Performance indicators, like quotas, can get a bad rap. Our first crop of climate change standard indicators facilitated an understanding of the scope of the Global Climate Change Initiative’s activities. But some USAID program managers contend that sometimes they inadvertently fostered a tendency to aim low with the potential to let such indicators guide programming. This means, for example, becoming satisfied with measuring how many people were trained, rather than understanding and quantifying how training actually results in climate benefits.
Parsing out why some programs focus on demonstration projects rather than catalytic or systemic changes can be difficult. Yet at a presentation of draft findings by evaluators of the EC-LEDS program earlier this month, discussion centered on the need to track progress against higher-level indicators that can be mapped against the important climate outcomes that USAID programs strive to contribute to.
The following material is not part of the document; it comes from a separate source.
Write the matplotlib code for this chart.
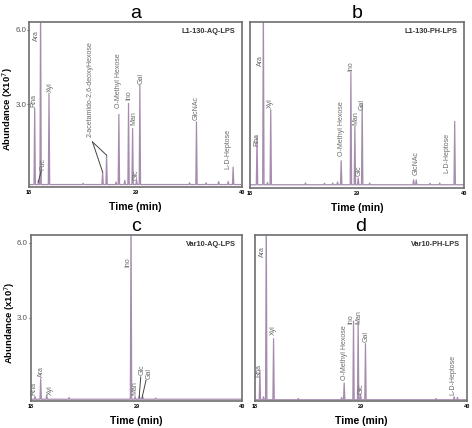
import matplotlib
matplotlib.use("Agg")
import matplotlib.pyplot as plt

plt.rcParams['font.family'] = ['Liberation Sans', 'DejaVu Sans']

# Shared axis settings
X_MIN, X_MAX = 18, 40
Y_MIN, Y_MAX = -0.32, 6.31
TRACE_COLOR = '#a68dae'
LABEL_COLOR = '#6a6a6a'
FRAME_COLOR = '#6e6e6e'
PEAK_HALF_WIDTH = 0.07

# ---- data: retention time (min) and abundance (x10^7) of each peak ----
# a: L1-130-AQ-LPS
a_times = [18.59, 19.0, 19.2, 20.07, 23.6, 25.61, 26.02, 27.0, 27.29, 27.9, 28.29,
           28.71, 29.12, 29.46, 34.6, 35.31, 36.3, 37.6, 38.59, 39.1]
a_heights = [2.84, -0.05, 7.0, 3.45, -0.17, 0.28, 0.96, -0.12, 2.6, -0.05, 3.04,
             2.03, -0.05, 3.78, -0.15, 2.3, -0.15, -0.1, -0.1, 0.48]
a_baseline = -0.22

# b: L1-130-PH-LPS
b_times = [18.72, 19.37, 19.8, 20.13, 23.7, 25.65, 26.5, 27.0, 27.37, 28.37, 28.78,
           29.12, 29.53, 30.3, 34.82, 35.09, 36.5, 37.5, 39.04]
b_heights = [1.74, 7.0, -0.1, 2.81, -0.12, -0.13, -0.12, -0.08, 0.77, 4.30, 2.14,
             0.08, 3.03, -0.12, 0.01, 0.0, -0.13, -0.12, 2.34]
b_baseline = -0.19

# c: Var10-AQ-LPS
c_times = [18.45, 19.04, 19.67, 22.0, 28.44, 28.86, 29.31, 29.66, 31.0]
c_heights = [-0.14, 0.57, -0.09, -0.18, 7.0, -0.15, -0.12, -0.15, -0.2]
c_baseline = -0.25

# d: Var10-PH-LPS
d_times = [18.52, 18.9, 19.18, 19.94, 22.5, 27.0, 27.27, 28.24, 28.72, 28.97,
           29.48, 36.8, 38.69, 39.03]
d_heights = [0.91, -0.15, 7.0, 2.17, -0.22, -0.18, 0.40, 2.87, 2.83, -0.05,
             1.97, -0.22, -0.15, -0.18]
d_baseline = -0.27

# ---- peak labels: name, x, y (bottom of rotated text) ----
a_labels = [('Rha', 18.55, 2.9), ('Ara', 18.79, 5.53), ('Fuc', 19.48, 0.35),
            ('Xyl', 20.17, 3.51), ('2-acetamido-2,6-deoxyHexose', 24.3, 1.70),
            ('O-Methyl Hexose', 27.29, 2.84), ('Ino', 28.33, 3.18),
            ('Man', 28.81, 2.17), ('Glc', 29.12, -0.05), ('Gal', 29.64, 3.82),
            ('GlcNAc', 35.31, 2.37), ('L-D-Heptose', 38.52, 0.42)]
b_labels = [('Rha', 18.72, 1.34), ('Ara', 19.03, 4.54), ('Xyl', 20.09, 2.87),
            ('O-Methyl Hexose', 27.37, 0.94), ('Ino', 28.33, 4.34),
            ('Man', 28.84, 2.21), ('Glc', 29.19, 0.15), ('Gal', 29.5, 2.81),
            ('GlcNAc', 35.09, 0.21), ('L-D-Heptose', 38.25, 0.28)]
c_labels = [('Rha', 18.38, -0.09), ('Ara', 19.11, 0.64), ('Xyl', 20.01, -0.09),
            ('Ino', 28.1, 5.04), ('Man', 28.86, -0.09), ('Glc', 29.62, 0.71),
            ('Gal', 30.28, 0.57)]
d_labels = [('Rha', 18.45, 0.64), ('Ara', 18.8, 5.44), ('Xyl', 19.9, 2.31),
            ('O-Methyl Hexose', 27.27, 0.51), ('Ino', 27.96, 2.77),
            ('Man', 28.76, 2.77), ('Glc', 29.0, -0.03), ('Gal', 29.52, 2.04),
            ('L-D-Heptose', 38.58, -0.09)]

# leader lines: (x0, y0) -> (x1, y1)
a_leaders = [((19.27, 0.32), (18.95, -0.12)),
             ((24.57, 1.49), (25.61, 0.28)),
             ((24.57, 1.49), (26.02, 0.96))]
c_leaders = [((29.45, 0.64), (29.28, -0.2)),
             ((30.0, 0.51), (29.58, -0.2))]


def trace(times, heights, baseline):
    xs, ys = [X_MIN], [baseline]
    for t, h in sorted(zip(times, heights)):
        xs += [t - PEAK_HALF_WIDTH, t, t + PEAK_HALF_WIDTH]
        ys += [baseline, h, baseline]
    xs.append(X_MAX)
    ys.append(baseline)
    return xs, ys


def draw_panel(fig, rect, letter, sample, times, heights, baseline, labels,
               leaders=(), ylabel=None):
    ax = fig.add_axes(rect)
    xs, ys = trace(times, heights, baseline)
    ax.plot(xs, ys, color=TRACE_COLOR, lw=0.9)
    for name, x, y in labels:
        ax.text(x, y, name, rotation=90, ha='center', va='bottom',
                fontsize=5.0, color=LABEL_COLOR)
    for (x0, y0), (x1, y1) in leaders:
        ax.plot([x0, x1], [y0, y1], color='#444444', lw=0.7)
    ax.text(0.97, 0.94, sample, transform=ax.transAxes, ha='right', va='center',
            fontsize=5.3, fontweight='bold', color='#333333')
    ax.set_xlim(X_MIN, X_MAX)
    ax.set_ylim(Y_MIN, Y_MAX)
    ax.set_xticks([18, 29, 40])
    ax.set_xticklabels(['18', '29', '40'], fontsize=4, fontweight='bold')
    ax.tick_params(axis='x', length=0, pad=2)
    if ylabel:
        ax.set_yticks([3.0, 6.0])
        ax.set_yticklabels(['3.0', '6.0'], fontsize=5.7, color='#555555')
        ax.tick_params(axis='y', length=1.5, width=0.8, color='#555555', pad=0.5)
        ax.set_ylabel(ylabel, fontsize=6.8, fontweight='bold')
        ax.yaxis.set_label_coords(-0.066, 0.47)
    else:
        ax.set_yticks([])
    ax.set_xlabel('Time (min)', fontsize=7.5, fontweight='bold')
    ax.xaxis.set_label_coords(0.5, -0.09)
    ax.set_title(letter, fontsize=14, pad=3)
    for sp in ax.spines.values():
        sp.set_color(FRAME_COLOR)
        sp.set_linewidth(1.2)
    return ax


fig = plt.figure(figsize=(4.72, 4.28), dpi=100)
draw_panel(fig, [0.0614, 0.563, 0.451, 0.3855], 'a', 'L1-130-AQ-LPS',
           a_times, a_heights, a_baseline, a_labels, a_leaders,
           ylabel='Abundance (X10$^7$)')
draw_panel(fig, [0.5297, 0.5607, 0.4534, 0.3879], 'b', 'L1-130-PH-LPS',
           b_times, b_heights, b_baseline, b_labels)
draw_panel(fig, [0.065, 0.0631, 0.448, 0.388], 'c', 'Var10-AQ-LPS',
           c_times, c_heights, c_baseline, c_labels, c_leaders,
           ylabel='Abundance (x10$^7$)')
draw_panel(fig, [0.540, 0.0631, 0.449, 0.388], 'd', 'Var10-PH-LPS',
           d_times, d_heights, d_baseline, d_labels)

fig.savefig('out.png', dpi=100)
plt.close(fig)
Such indicators can help spur USAID managers to aim for big impact and sustained change.
In this context, monitoring and evaluation experts at USAID and Department of State are promoting a new generation of indicators, such as ‘projected GHG emissions reduced or avoided through 2030,’ which allow more ambitious, longer-term goals to compete for the attention of those designing and managing development activities. We are excited about the prospect of capturing the potential impact that comes to fruition well beyond the life of the project.
Granted, calculating GHG emissions reduced or avoided after an intervention ends can be challenging enough. We recognize that a multi-year estimate of what will happen in the future is more complex still. To support staff in exploring where and how to apply this new projected GHG emissions reduced or avoided indicator, USAID commissioned a series of case studies from its Resources to Advance LEDS Implementation (RALI) project to demonstrate how to use the Clean Energy Emissions Reduction (CLEER) tool for these calculations for some of our more common assistance approaches to promoting clean energy.
The first case study estimates the impact of the small-scale, hydroelectric and solar power activities under Indonesia’s clean energy program. Three more will follow in the near future—estimating the impact of solar photovoltaic, solar water heating, wind, energy efficiency and anaerobic digester activities (check back for updates).
Yet some of our best and most far-reaching work—efforts to reform policy and build capacity--remains hard to quantify. So the RALI project will also help us design methodologies for capturing these more abstract contributions to climate action. The third-party team currently working on a performance evaluation of the EC-LEDS program zeroed in on this approach and proceeded to project not just GHG emissions reduced through 2030, but also expected megawatts built and investment mobilized.
Attempting to capture the breadth or impact of a program can be fraught with peril. Using high-level, impact indicators like percent of energy supply coming from renewables, or rates of deforestation, invites criticism that we are taking credit for changes--or allowing ourselves to be judged by changes--that we do not control or to which we made but one contribution.
Using low-level, output indicators risks judging our work--and allowing our work to be judged--by changes that we can link directly and predominantly to our assistance program. The validity of the claim will be more solid, yet the result is likely to be underestimated. Combining performance indicators and higher-level indicators represents real progress and learning in capturing USAID’s contribution to climate benefits achieved through its development assistance.